Exercise goal -
Reproduce the top of the data verbatim, through and including the line that contains "const boxW = 39;".

START Provided data

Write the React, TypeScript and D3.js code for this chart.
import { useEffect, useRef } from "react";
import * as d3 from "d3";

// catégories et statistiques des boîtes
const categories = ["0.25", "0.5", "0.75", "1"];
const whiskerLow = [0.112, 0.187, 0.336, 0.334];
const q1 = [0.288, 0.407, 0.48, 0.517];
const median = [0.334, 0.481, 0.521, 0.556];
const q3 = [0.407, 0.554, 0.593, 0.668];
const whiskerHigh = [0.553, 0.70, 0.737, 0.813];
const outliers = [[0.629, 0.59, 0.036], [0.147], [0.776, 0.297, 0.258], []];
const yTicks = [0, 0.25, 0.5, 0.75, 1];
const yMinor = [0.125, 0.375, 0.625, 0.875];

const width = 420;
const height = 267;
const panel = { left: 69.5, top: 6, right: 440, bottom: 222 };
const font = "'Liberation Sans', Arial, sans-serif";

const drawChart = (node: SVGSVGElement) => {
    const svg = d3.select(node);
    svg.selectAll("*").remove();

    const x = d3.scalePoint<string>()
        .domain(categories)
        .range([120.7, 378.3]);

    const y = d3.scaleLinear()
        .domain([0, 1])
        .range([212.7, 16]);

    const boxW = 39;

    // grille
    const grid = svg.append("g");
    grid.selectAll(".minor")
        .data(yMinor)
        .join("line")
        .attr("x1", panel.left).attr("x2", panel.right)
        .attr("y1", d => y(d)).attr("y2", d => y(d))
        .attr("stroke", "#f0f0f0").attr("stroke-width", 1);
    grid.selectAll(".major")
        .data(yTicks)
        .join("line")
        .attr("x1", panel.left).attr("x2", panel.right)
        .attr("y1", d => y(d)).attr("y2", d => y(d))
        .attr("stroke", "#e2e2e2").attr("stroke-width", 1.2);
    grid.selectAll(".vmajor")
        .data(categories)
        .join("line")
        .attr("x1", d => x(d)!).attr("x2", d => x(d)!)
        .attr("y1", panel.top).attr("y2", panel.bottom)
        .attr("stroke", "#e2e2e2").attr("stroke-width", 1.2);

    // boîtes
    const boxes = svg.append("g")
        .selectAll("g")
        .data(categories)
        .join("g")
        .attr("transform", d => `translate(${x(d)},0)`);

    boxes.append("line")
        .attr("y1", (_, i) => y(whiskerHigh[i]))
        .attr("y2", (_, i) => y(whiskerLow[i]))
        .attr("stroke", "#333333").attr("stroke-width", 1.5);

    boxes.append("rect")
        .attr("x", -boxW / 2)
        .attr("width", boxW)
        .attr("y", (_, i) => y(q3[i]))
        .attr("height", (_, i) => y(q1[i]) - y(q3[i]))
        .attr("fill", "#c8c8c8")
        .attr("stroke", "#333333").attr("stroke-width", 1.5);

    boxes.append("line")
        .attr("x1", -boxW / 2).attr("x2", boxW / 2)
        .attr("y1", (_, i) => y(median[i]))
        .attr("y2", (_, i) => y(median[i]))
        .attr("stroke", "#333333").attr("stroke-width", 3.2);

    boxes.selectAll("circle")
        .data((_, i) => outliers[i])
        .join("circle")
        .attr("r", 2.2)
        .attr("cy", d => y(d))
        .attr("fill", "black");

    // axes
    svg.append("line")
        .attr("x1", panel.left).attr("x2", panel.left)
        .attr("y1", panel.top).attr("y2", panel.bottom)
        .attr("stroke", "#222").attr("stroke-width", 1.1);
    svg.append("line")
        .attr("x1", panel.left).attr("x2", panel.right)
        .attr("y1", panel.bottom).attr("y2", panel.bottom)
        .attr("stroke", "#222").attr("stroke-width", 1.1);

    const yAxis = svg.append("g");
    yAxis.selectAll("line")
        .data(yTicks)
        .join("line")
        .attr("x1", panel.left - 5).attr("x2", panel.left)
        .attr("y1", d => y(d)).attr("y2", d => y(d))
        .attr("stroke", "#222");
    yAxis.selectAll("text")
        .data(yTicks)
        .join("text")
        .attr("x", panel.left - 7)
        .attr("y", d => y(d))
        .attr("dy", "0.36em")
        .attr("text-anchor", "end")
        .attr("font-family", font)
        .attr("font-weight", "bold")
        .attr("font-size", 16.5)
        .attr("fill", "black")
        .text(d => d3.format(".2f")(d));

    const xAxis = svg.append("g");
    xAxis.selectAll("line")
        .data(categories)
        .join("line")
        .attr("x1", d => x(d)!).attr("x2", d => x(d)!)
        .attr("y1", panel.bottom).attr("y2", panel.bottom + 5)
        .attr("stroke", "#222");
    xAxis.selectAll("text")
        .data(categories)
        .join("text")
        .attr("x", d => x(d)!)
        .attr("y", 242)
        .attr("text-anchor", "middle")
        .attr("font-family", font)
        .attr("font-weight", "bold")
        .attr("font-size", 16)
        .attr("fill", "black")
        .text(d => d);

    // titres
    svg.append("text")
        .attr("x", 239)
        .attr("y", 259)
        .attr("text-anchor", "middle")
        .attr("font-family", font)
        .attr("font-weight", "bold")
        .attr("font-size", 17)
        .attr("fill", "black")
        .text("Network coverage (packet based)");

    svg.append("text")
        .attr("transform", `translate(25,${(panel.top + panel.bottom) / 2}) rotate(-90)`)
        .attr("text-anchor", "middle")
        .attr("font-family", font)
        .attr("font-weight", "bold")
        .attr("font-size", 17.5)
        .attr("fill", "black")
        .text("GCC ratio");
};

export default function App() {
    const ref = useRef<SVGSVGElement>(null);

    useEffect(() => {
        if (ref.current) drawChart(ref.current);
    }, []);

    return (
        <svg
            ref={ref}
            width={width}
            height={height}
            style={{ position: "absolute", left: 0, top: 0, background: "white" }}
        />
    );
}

END Provided data

Answer to this exercise -
Write the React, TypeScript and D3.js code for this chart.
import { useEffect, useRef } from "react";
import * as d3 from "d3";

// catégories et statistiques des boîtes
const categories = ["0.25", "0.5", "0.75", "1"];
const whiskerLow = [0.112, 0.187, 0.336, 0.334];
const q1 = [0.288, 0.407, 0.48, 0.517];
const median = [0.334, 0.481, 0.521, 0.556];
const q3 = [0.407, 0.554, 0.593, 0.668];
const whiskerHigh = [0.553, 0.70, 0.737, 0.813];
const outliers = [[0.629, 0.59, 0.036], [0.147], [0.776, 0.297, 0.258], []];
const yTicks = [0, 0.25, 0.5, 0.75, 1];
const yMinor = [0.125, 0.375, 0.625, 0.875];

const width = 420;
const height = 267;
const panel = { left: 69.5, top: 6, right: 440, bottom: 222 };
const font = "'Liberation Sans', Arial, sans-serif";

const drawChart = (node: SVGSVGElement) => {
    const svg = d3.select(node);
    svg.selectAll("*").remove();

    const x = d3.scalePoint<string>()
        .domain(categories)
        .range([120.7, 378.3]);

    const y = d3.scaleLinear()
        .domain([0, 1])
        .range([212.7, 16]);

    const boxW = 39;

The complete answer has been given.